To the Editor:

The dining hall cultural insensitivity incident involving “Korean Food Night” is disturbing for all the wrong reasons (“Yale employee’s racial remark elicits hardened response,” 2/6).

I have lived and taught at a university in Korea for three years. I can easily see myself making the same joke (“kimchi and dogs”) that reduced Yale student David Ahn to a stunned, offended silence.

Bohshintang — which is a Korean dog meat stew — is part of Korean traditional and modern cuisine, and kimchi is a staple food eaten by nearly all Koreans virtually every day.
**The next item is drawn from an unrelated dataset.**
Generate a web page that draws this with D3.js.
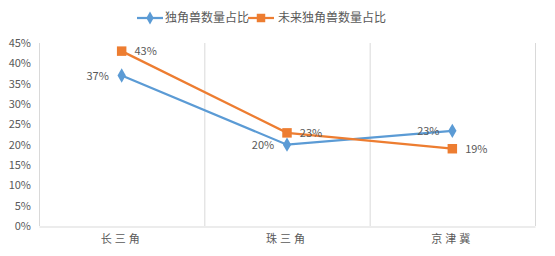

Did the dining hall manager’s joke reflect the “cultural ignorance” Ahn suggests, or perhaps too much cultural awareness?

Cultural sensitivity should cut two ways: new cultural elements should be welcomed into an ever-opening society, and a sense of humor and hesitation to cry foul should accompany them. Any American living in Seoul or Busan watching and listening — as I have — while Korean citizens point at passing jets and make 9/11 jokes will know that no two societies understand one another’s feelings and perspectives perfectly.
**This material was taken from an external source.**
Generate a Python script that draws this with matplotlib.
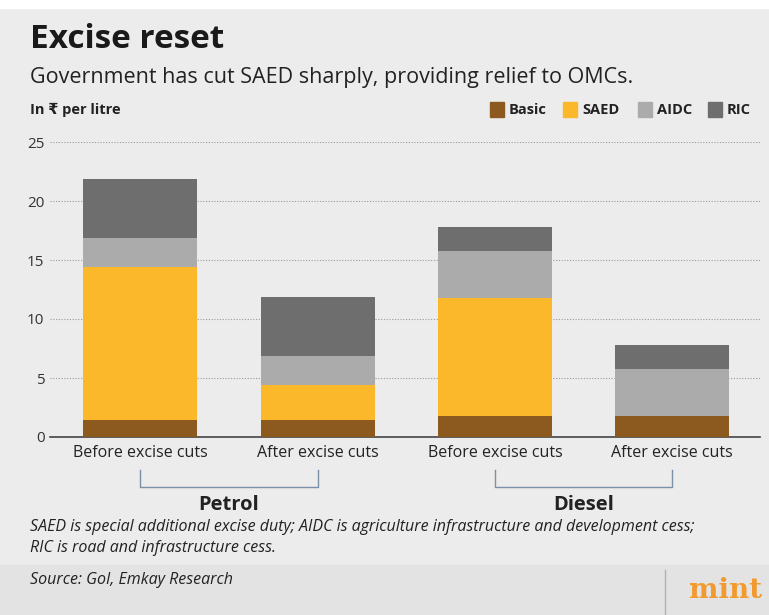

When cultures collide, or even merely connect, friction occurs — and moaning about the insensitivity of it all is both petty and counterproductive.

If the manager’s comment was made spitefully instead of in fun, then he is indeed to blame for his hurtful intentions. If his comment was lighthearted, I think one must squint hard to find in it a slur.

In any case, bemoaning insensitivity elicits nothing but hollow, formalistic apologies (“Frantz then submitted a formal letter of apology –“) while ultimately increasing the distance between cultural groups.

If Ahn is truly interested in reducing “cultural ignorance,” he might accomplish more by avoiding moralistic standoffs and encouraging open and easygoing exchange.

David Woods

February 8, 2002

The writer is an English instructor at Dong-A University in Busan, South Korea and former resident of New Haven.